What strikes me about this moment is how it exposes the reality of professional golf that casual fans don’t always grasp: form matters more than ranking. A world No. 1 who’s lost strokes on approach in three straight events is still a world-class player, but he’s not the player you want in the field this specific week. The course has a vote. And Sawgrass is voting no.
The Morikawa Thesis
On the flip side, we have Collin Morikawa, who represents everything Sawgrass rewards. His recent form—wins at Pebble Beach, T7 at Riviera, T5 at Bay Hill—reads like a highlight reel of precision golf. But it’s his process that really interests me.
“His strategy of drawing arrows in his yardage book to map green slopes and identify no-go zones before he ever hits a shot is clearly helping. He’s not just aiming at pins, he’s aiming at specific spots in what he calls ‘fairway hallway,’ managing his signature fade to specific target areas.”

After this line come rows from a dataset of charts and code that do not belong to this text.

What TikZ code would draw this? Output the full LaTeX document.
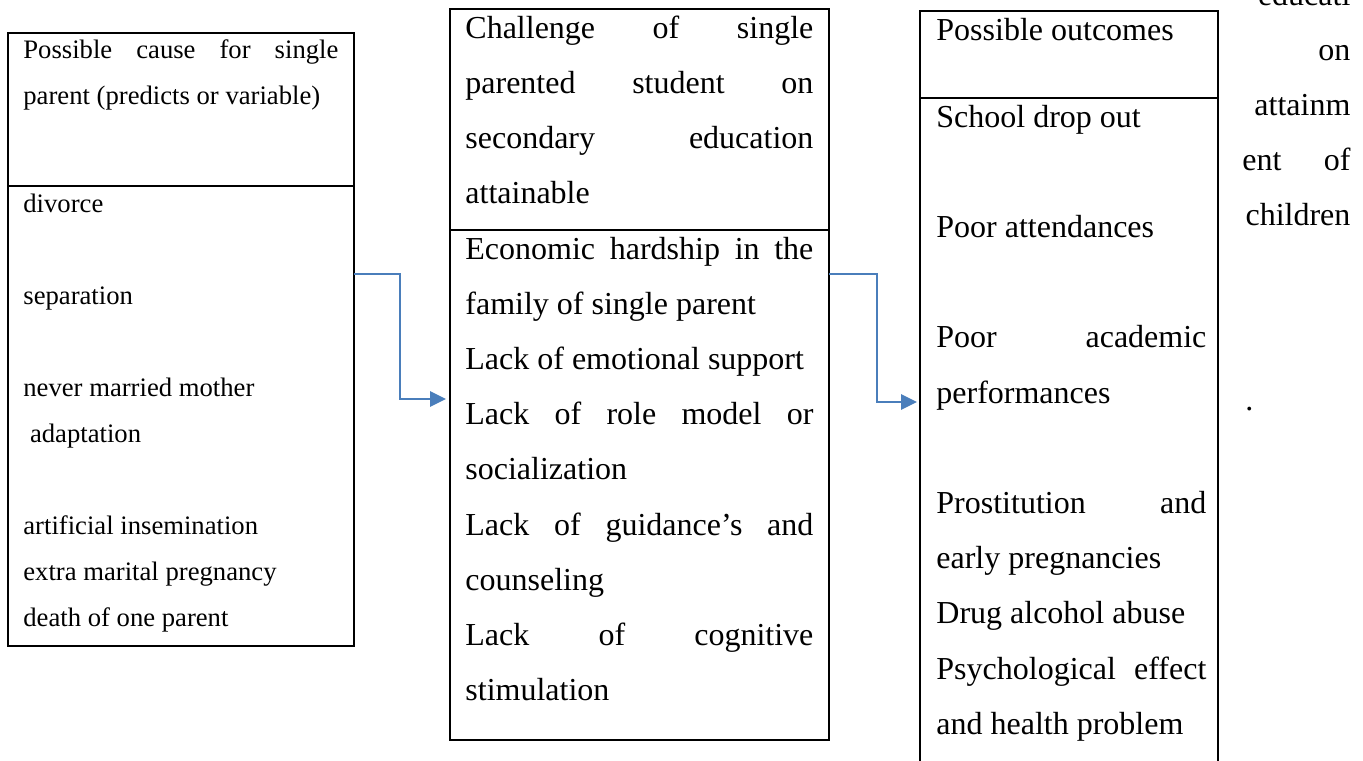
\documentclass[tikz,border=0pt]{standalone}
\usepackage{fontspec}
\setmainfont{Liberation Serif}
\usepackage{tikz}
\usetikzlibrary{positioning,arrows.meta}
\definecolor{flowblue}{RGB}{74,126,187}
\tikzstyle{box}=[draw, line width=1pt, inner sep=0pt, outer sep=0pt, anchor=north west]
\tikzstyle{flow}=[draw=flowblue, line width=1.4pt, -{Triangle[length=8pt,width=7.5pt]}]
\tikzstyle{small}=[inner sep=0pt, anchor=base west, align=justify, font=\fontsize{13.33}{23}\selectfont]
\tikzstyle{big}=[inner sep=0pt, anchor=base west, align=justify, font=\fontsize{16}{27.6}\selectfont]

\begin{document}
\begin{tikzpicture}[x=0.5pt,y=-0.5pt]
            \useasboundingbox (0,0) rectangle (1363,760);
            \clip (0,0) rectangle (1363,760);
            \fill[white] (0,0) rectangle (1363,760);
            % boxes
            \node [box, minimum width=173pt, minimum height=76.5pt] (causehead) at (8,33) {};
            \node [box, minimum width=173pt, minimum height=230pt, below=0pt of causehead] (causebody) {};
            \node [box, minimum width=189.5pt, minimum height=110.5pt] (challhead) at (450,9) {};
            \node [box, minimum width=189.5pt, minimum height=255pt, below=0pt of challhead] (challbody) {};
            \node [box, minimum width=149pt, minimum height=43.5pt] (outhead) at (920,11) {};
            \node [box, minimum width=149pt, minimum height=345pt, below=0pt of outhead] (outbody) {};
            % texts
            \node [small, text width=157.5pt] (causetitle) at (23,58) {Possible cause for single\linebreak parent (predicts or variable)};
            \node [small, text width=157.5pt] (causelist) at (23,212) {divorce\\[23pt] separation\\[23pt] never married mother\\ \hspace*{0.25em}adaptation\\[23pt] artificial insemination\\ extra marital pregnancy\\ death of one parent};
            \node [big, text width=174pt] (challtitle) at (465,38) {Challenge of single\linebreak parented student on\linebreak secondary education\linebreak attainable};
            \node [big, text width=174pt] (challlist) at (465,259) {Economic hardship in the\linebreak family of single parent\\ Lack of emotional support\\ Lack of role model or\linebreak socialization\\ Lack of guidance’s and\linebreak counseling\\ Lack of cognitive\linebreak stimulation};
            \node [big, text width=135pt] (outtitle) at (936,40) {Possible outcomes};
            \node [big, text width=135pt] (outlist) at (936,127) {School drop out\\[27.6pt] Poor attendances\\[27.6pt] Poor academic\linebreak performances\\[27.6pt] Prostitution and\linebreak early pregnancies\\ Drug alcohol abuse\\ Psychological effect\linebreak and health problem};
            \node [big, text width=54pt, align=right] (sidetext) at (1242,5) {educati\\ on\\ attainm\\ \leavevmode\hbox to 54pt{ent\hfill of}\\ children};
            \node [big] (sidedot) at (1245,410) {.};
            % arrows
            \coordinate (bend1) at (400,274);
            \coordinate (tip1) at (446,399);
            \coordinate (bend2) at (877,274);
            \coordinate (tip2) at (917,402);
            \draw[flow] (causebody.east |- bend1) -- (bend1) |- (tip1);
            \draw[flow] (challbody.east |- bend2) -- (bend2) |- (tip2);
        \end{tikzpicture}
\end{document}
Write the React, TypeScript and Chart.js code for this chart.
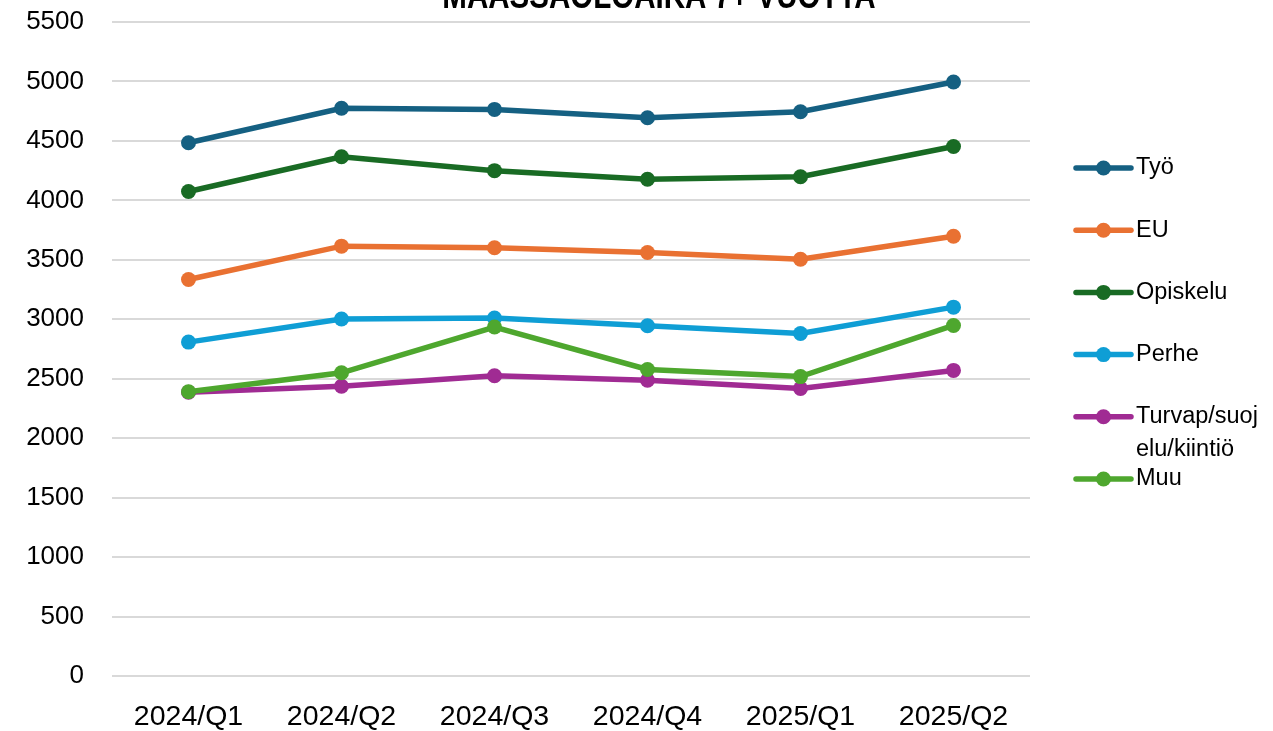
import React, { useEffect, useRef } from "react";
import { Chart, registerables } from "chart.js";

Chart.register(...registerables);

const TITLE = "MAASSAOLOAIKA 7+ VUOTTA";
const categories = ["2024/Q1", "2024/Q2", "2024/Q3", "2024/Q4", "2025/Q1", "2025/Q2"];
const seriesNames = ["Työ", "EU", "Opiskelu", "Perhe", "Turvap/suojelu/kiintiö", "Muu"];
const tyo = [4485, 4775, 4765, 4695, 4745, 4995];
const eu = [3335, 3615, 3602, 3562, 3505, 3698];
const opiskelu = [4075, 4367, 4250, 4178, 4198, 4453];
const perhe = [2808, 3002, 3010, 2945, 2880, 3102];
const turvap = [2387, 2437, 2525, 2487, 2418, 2570];
const muu = [2390, 2550, 2935, 2578, 2518, 2948];
const colors = ["#156082", "#E97132", "#196B24", "#0F9ED5", "#A02B93", "#4EA72E"];
const yTicksMax = 5500;
const yStep = 500;

const FONT = "'Liberation Sans', Arial, sans-serif";

const titlePlugin = {
  id: "cutTitle",
  afterDraw(chart: any) {
    const ctx = chart.ctx;
    ctx.save();
    ctx.fillStyle = "#000";
    ctx.font = `bold 36px ${FONT}`;
    ctx.textAlign = "center";
    ctx.textBaseline = "alphabetic";
    const cx = chart.chartArea.left + (chart.chartArea.right - chart.chartArea.left) / 2 + 88;
    ctx.translate(cx, 8);
    ctx.scale(0.82, 1);
    ctx.fillText(TITLE, 0, 0);
    ctx.restore();
  },
};

const legendPlugin = {
  id: "sideLegend",
  afterDraw(chart: any) {
    const ctx = chart.ctx;
    const area = chart.chartArea;
    const x0 = area.right + 46;
    const x1 = x0 + 55;
    const tx = x1 + 5;
    const maxW = chart.width - tx - 8;
    const startY = 168;
    const step = 62.2;
    const lineH = 33;
    ctx.save();
    ctx.font = `23.5px ${FONT}`;
    ctx.textBaseline = "middle";
    ctx.textAlign = "left";
    chart.data.datasets.forEach((ds: any, i: number) => {
      const y = startY + i * step;
      ctx.strokeStyle = ds.borderColor;
      ctx.lineWidth = 5.5;
      ctx.lineCap = "round";
      ctx.beginPath();
      ctx.moveTo(x0, y);
      ctx.lineTo(x1, y);
      ctx.stroke();
      ctx.fillStyle = ds.borderColor;
      ctx.beginPath();
      ctx.arc((x0 + x1) / 2, y, 7.5, 0, Math.PI * 2);
      ctx.fill();
      const lines: string[] = [];
      let cur = "";
      for (const ch of ds.label as string) {
        if (ctx.measureText(cur + ch).width > maxW && cur) {
          lines.push(cur);
          cur = ch;
        } else cur += ch;
      }
      if (cur) lines.push(cur);
      ctx.fillStyle = "#000";
      lines.forEach((ln, k) => ctx.fillText(ln, tx, y + k * lineH));
    });
    ctx.restore();
  },
};

export default function App() {
  const ref = useRef<HTMLCanvasElement | null>(null);
  useEffect(() => {
    document.body.style.margin = "0";
    const values = [tyo, eu, opiskelu, perhe, turvap, muu];
    const chart = new Chart(ref.current as HTMLCanvasElement, {
      type: "line",
      data: {
        labels: categories,
        datasets: values.map((v, i) => ({
          label: seriesNames[i],
          data: v,
          borderColor: colors[i],
          backgroundColor: colors[i],
          pointBackgroundColor: colors[i],
          pointBorderColor: colors[i],
          borderWidth: 5.5,
          pointRadius: 7.5,
          pointBorderWidth: 0,
          tension: 0,
          clip: false as any,
          order: values.length - i,
        })),
      },
      options: {
        responsive: false,
        animation: false,
        layout: { autoPadding: false, padding: { top: 22, right: 243, left: 0, bottom: 0 } },
        plugins: {
          legend: { display: false },
          title: { display: false },
          tooltip: { enabled: false },
        },
        scales: {
          x: {
            offset: true,
            grid: { display: false, drawTicks: false },
            border: { display: false },
            ticks: { color: "#000", font: { family: FONT, size: 28.5 }, padding: 24, maxRotation: 0 },
            afterFit: (s: any) => { s.height = 55; s.paddingLeft = 0; s.paddingRight = 0; },
          },
          y: {
            min: 0,
            max: yTicksMax,
            ticks: {
              stepSize: yStep,
              color: "#000",
              font: { family: FONT, size: 26 },
              padding: 28,
              callback: (v: any) => String(v),
            },
            grid: { color: "#d9d9d9", lineWidth: 2, drawTicks: false },
            border: { display: false },
            afterFit: (s: any) => { s.width = 112; s.paddingTop = 0; s.paddingBottom = 0; },
          },
        },
      },
      plugins: [titlePlugin, legendPlugin],
    });
    return () => chart.destroy();
  }, []);
  return (
    <div style={{ width: 1273, height: 731, background: "#fff" }}>
      <canvas ref={ref} width={1273} height={731} style={{ display: "block" }} />
    </div>
  );
}
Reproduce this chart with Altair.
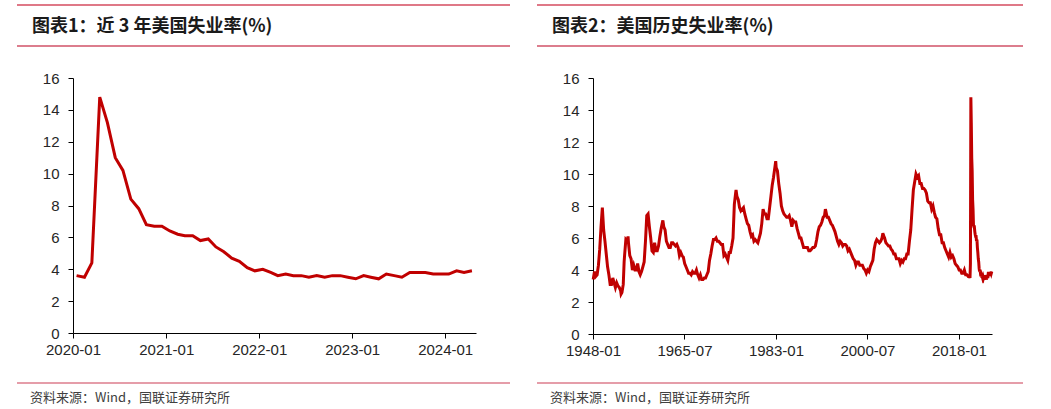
import altair as alt
import pandas as pd

# ---------------- data ----------------
# Chart 1: recent US unemployment rate, monthly 2020-01 .. 2024-04
recent_values = [
    3.6, 3.5, 4.4, 14.8, 13.2, 11.0, 10.2, 8.4, 7.8, 6.8, 6.7, 6.7,   # 2020
    6.4, 6.2, 6.1, 6.1, 5.8, 5.9, 5.4, 5.1, 4.7, 4.5, 4.1, 3.9,       # 2021
    4.0, 3.8, 3.6, 3.7, 3.6, 3.6, 3.5, 3.6, 3.5, 3.6, 3.6, 3.5,       # 2022
    3.4, 3.6, 3.5, 3.4, 3.7, 3.6, 3.5, 3.8, 3.8, 3.8, 3.7, 3.7,       # 2023
    3.7, 3.9, 3.8, 3.9,                                               # 2024
]
recent_start_year = 2020

# Chart 2: historical US unemployment rate, quarterly readings (Jan, Apr, Jul, Oct) 1948-2019
hist_years = list(range(1948, 2020))
hist_quarterly = [
    [3.4, 3.9, 3.6, 3.7], [4.3, 5.3, 6.7, 7.9], [6.5, 5.8, 5.0, 4.2], [3.7, 3.1, 3.1, 3.5],
    [3.2, 2.9, 3.2, 3.0], [2.9, 2.7, 2.6, 3.1], [4.9, 5.9, 5.8, 5.7], [4.9, 4.7, 4.0, 4.3],
    [4.0, 4.0, 4.4, 3.9], [3.7, 3.9, 4.2, 4.5], [5.8, 7.4, 7.5, 6.7], [6.0, 5.2, 5.1, 5.7],
    [5.2, 5.2, 5.5, 6.1], [6.6, 7.0, 6.7, 6.5], [5.8, 5.6, 5.4, 5.4], [5.7, 5.7, 5.6, 5.5],
    [5.6, 5.4, 4.9, 5.1], [4.9, 4.8, 4.4, 4.2], [4.0, 3.8, 3.8, 3.7], [3.9, 3.8, 3.8, 4.0],
    [3.7, 3.5, 3.7, 3.4], [3.4, 3.5, 3.5, 3.7], [3.9, 4.6, 5.0, 5.5], [5.9, 5.9, 6.0, 5.8],
    [5.8, 5.7, 5.6, 5.6], [4.9, 5.0, 4.8, 4.6], [5.1, 5.1, 5.5, 6.0], [8.1, 8.8, 8.6, 8.4],
    [7.9, 7.7, 7.8, 7.9], [7.5, 7.2, 6.9, 6.8], [6.4, 6.1, 6.2, 5.8], [5.9, 5.8, 5.7, 6.0],
    [6.3, 6.9, 7.8, 7.5], [7.5, 7.2, 7.2, 7.9], [8.6, 9.3, 9.8, 10.4], [10.4, 10.2, 9.4, 8.8],
    [8.0, 7.7, 7.5, 7.4], [7.3, 7.3, 7.4, 7.1], [6.7, 7.1, 7.0, 7.0], [6.6, 6.3, 6.0, 6.0],
    [5.7, 5.4, 5.4, 5.4], [5.4, 5.2, 5.2, 5.3], [5.4, 5.4, 5.5, 5.9], [6.4, 6.7, 6.8, 7.0],
    [7.3, 7.4, 7.7, 7.3], [7.3, 7.1, 6.9, 6.8], [6.6, 6.4, 6.1, 5.8], [5.6, 5.8, 5.7, 5.5],
    [5.6, 5.6, 5.5, 5.2], [5.3, 5.1, 4.9, 4.7], [4.6, 4.3, 4.5, 4.5], [4.3, 4.3, 4.3, 4.1],
    [4.0, 3.8, 4.0, 3.9], [4.2, 4.4, 4.6, 5.3], [5.7, 5.9, 5.8, 5.7], [5.8, 6.0, 6.2, 6.0],
    [5.7, 5.6, 5.5, 5.5], [5.3, 5.2, 5.0, 5.0], [4.7, 4.7, 4.7, 4.4], [4.6, 4.5, 4.7, 4.7],
    [5.0, 5.0, 5.8, 6.5], [7.8, 9.0, 9.5, 10.0], [9.8, 9.9, 9.4, 9.4], [9.1, 9.1, 9.0, 8.8],
    [8.3, 8.2, 8.2, 7.8], [8.0, 7.6, 7.3, 7.2], [6.6, 6.2, 6.2, 5.7], [5.7, 5.4, 5.2, 5.0],
    [4.8, 5.1, 4.8, 4.9], [4.7, 4.4, 4.3, 4.2], [4.0, 4.0, 3.8, 3.8], [4.0, 3.7, 3.7, 3.6],
]
# extra monthly readings at turning points
hist_extra_dates = ["1949-10", "1953-05", "1953-12", "1954-09", "1958-07", "1961-05",
                    "1975-05", "1982-12", "1992-06", "2003-06", "2009-10"]
hist_extra_values = [7.9, 2.5, 4.5, 6.1, 7.5, 7.1, 9.0, 10.8, 7.8, 6.3, 10.0]

title1 = "图表1：近 3 年美国失业率(%)"
title2 = "图表2：美国历史失业率(%)"
source_text = "资料来源：Wind，国联证券研究所"

recent_ticks = ["2020-01", "2021-01", "2022-01", "2023-01", "2024-01"]
hist_ticks = ["1948-01", "1965-07", "1983-01", "2000-07", "2018-01"]
y_ticks = [0, 2, 4, 6, 8, 10, 12, 14, 16]

# ---------------- tables ----------------
recent_dates = []
for i in range(len(recent_values)):
    y = recent_start_year + i // 12
    m = i % 12 + 1
    recent_dates.append(pd.Timestamp(year=y, month=m, day=15))
recent_df = pd.DataFrame({"date": recent_dates, "rate": recent_values})

rows = []
for yr, qv in zip(hist_years, hist_quarterly):
    for mo, v in zip([1, 4, 7, 10], qv):
        rows.append((pd.Timestamp(year=yr, month=mo, day=15), v))
for d, v in zip(hist_extra_dates, hist_extra_values):
    yy, mm = d.split("-")
    rows.append((pd.Timestamp(year=int(yy), month=int(mm), day=15), v))
for d, v in zip(recent_dates, recent_values):
    rows.append((d, v))
hist_df = pd.DataFrame(rows, columns=["date", "rate"]).drop_duplicates("date").sort_values("date")


def dt(s):
    yy, mm = s.split("-")
    return alt.DateTime(year=int(yy), month=int(mm), date=1)


deco = pd.DataFrame({"k": [0]})
LINE_RED = "#C00000"
TOP_RULE = "#D44B5F"
BOT_RULE = "#DC7D8D"


def panel(df, title, ticks, dom_start, dom_end, width, height, right_edge):
    line = alt.Chart(df).mark_line(color=LINE_RED, strokeWidth=3).encode(
        x=alt.X("date:T", title=None,
                scale=alt.Scale(domain=[dt(dom_start), dt(dom_end)]),
                axis=alt.Axis(values=[dt(t) for t in ticks], format="%Y-%m",
                              labelPadding=4, labelFlush=False)),
        y=alt.Y("rate:Q", title=None,
                scale=alt.Scale(domain=[0, 16], nice=False),
                axis=alt.Axis(values=y_ticks, labelPadding=9)),
    ).properties(width=width, height=height)

    top_rule = alt.Chart(deco).mark_rule(color=TOP_RULE, strokeWidth=1.5).encode(
        x=alt.value(-56), x2=alt.value(right_edge), y=alt.value(-73))
    mid_rule = alt.Chart(deco).mark_rule(color=BOT_RULE, strokeWidth=2).encode(
        x=alt.value(-56), x2=alt.value(right_edge), y=alt.value(-32))
    src_rule = alt.Chart(deco).mark_rule(color=BOT_RULE, strokeWidth=1.5).encode(
        x=alt.value(-56), x2=alt.value(right_edge), y=alt.value(305))
    title_txt = alt.Chart(deco).mark_text(
        align="left", baseline="middle", font="Noto Sans CJK SC", fontSize=18,
        fontWeight="bold", color="#1a1a1a").encode(
        x=alt.value(-41), y=alt.value(-51.5), text=alt.value(title))
    src_txt = alt.Chart(deco).mark_text(
        align="left", baseline="middle", font="Noto Sans CJK SC", fontSize=13,
        color="#404040").encode(
        x=alt.value(-43), y=alt.value(320), text=alt.value(source_text))
    return alt.layer(line, top_rule, mid_rule, src_rule, title_txt, src_txt)


left = panel(recent_df, title1, recent_ticks, "2020-01", "2024-05", 403, 255, 437)
right = panel(hist_df, title2, hist_ticks, "1948-01", "2024-05", 399, 256, 430)

chart = alt.hconcat(left, right, spacing=25).properties(
    padding={"left": 16, "top": 4, "right": 0, "bottom": 0}
).configure_view(stroke=None).configure_axis(
    grid=False, domainColor="#000000", tickColor="#000000", domainWidth=1,
    labelColor="#262626", labelFont="Liberation Sans", labelFontSize=15, tickSize=5,
)

chart.save("out.html", embed_options={"renderer": "svg", "actions": False})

In my caddie days with Tom Lehman back in the ’90s, I watched elite players develop these kinds of obsessive systems—ways to turn a course into data they could process. Morikawa’s doing exactly that. The difference is, he’s doing it with 21st-century technology and precision. Having caddied in an era where yardage books were hand-written and rough calculations were the norm, I can tell you that what Morikawa’s built is a competitive moat. It’s hard to replicate, and it’s exactly what wins at Sawgrass.
The bonus? He tees off at 8:40 a.m. Thursday, which means he avoids the afternoon storms entirely. In 35 years covering this tour, I’ve seen tee times decide tournaments. This is one of those weeks where that’s not hyperbole—it’s fact.
The Deeper Lesson About Daniel Berger and Jake Knapp
What I find genuinely interesting about the supporting cast here is that the market has created value opportunities that shouldn’t exist. Daniel Berger finished second at Bay Hill, gained eight strokes on approach, and is being offered at plus money because of historical injury concerns. That’s the market pricing in ghosts instead of golf.
Similarly, Jake Knapp—a guy with five straight top-11 finishes and a 59 to his credit—is being offered at plus money despite having both the form and the course history to compete. These aren’t contrarian picks. They’re just value.
“A huge benefit to Morikawa, he tees off at 8:40 a.m. Thursday, beating the storms forecasted for the afternoon wave entirely. There’s two ways to play him. Top 20 at (-112) is juiced but you’d be laying it on the best statistical fit at the most critical stat at this course. The juice is worth the squeeze.”
The Weather Factor—Why Thursday Matters More Than You Think
Here’s something that doesn’t always make it into golf analysis, but it should: weather advantage at Sawgrass can legitimately swing a tournament. This isn’t Torrey Pines or even Augusta, where good players can muscle through conditions. At Sawgrass, conditions determine who even gets a chance to execute their precision game.
Thursday morning starters access smoother greens before the course firms up. They hit approach shots when the wind is manageable. By afternoon? The course has firmed up, wind has strengthened, and conditions are worsening. That’s not luck. That’s structural advantage. And it matters more this week than almost any other factor.
What This Means for Sawgrass 2026
I think this week proves something I’ve believed for years: Sawgrass isn’t just a golf tournament. It’s a character test dressed up as a golf course. It rewards the specific skill sets—iron play, patience, precision, and the ability to manage risk—while exposing players who rely on other strengths.
The market’s smart enough to know this. That’s why we’re seeing elite players faded and specialists elevated. That’s not disrespect to the elite—it’s respect for what this course demands.
If you’re playing this week, whether you’re betting or building a fantasy lineup, remember this: at Sawgrass, the player with the best iron play and the earliest tee time typically has a date with Sunday. Everything else is just noise.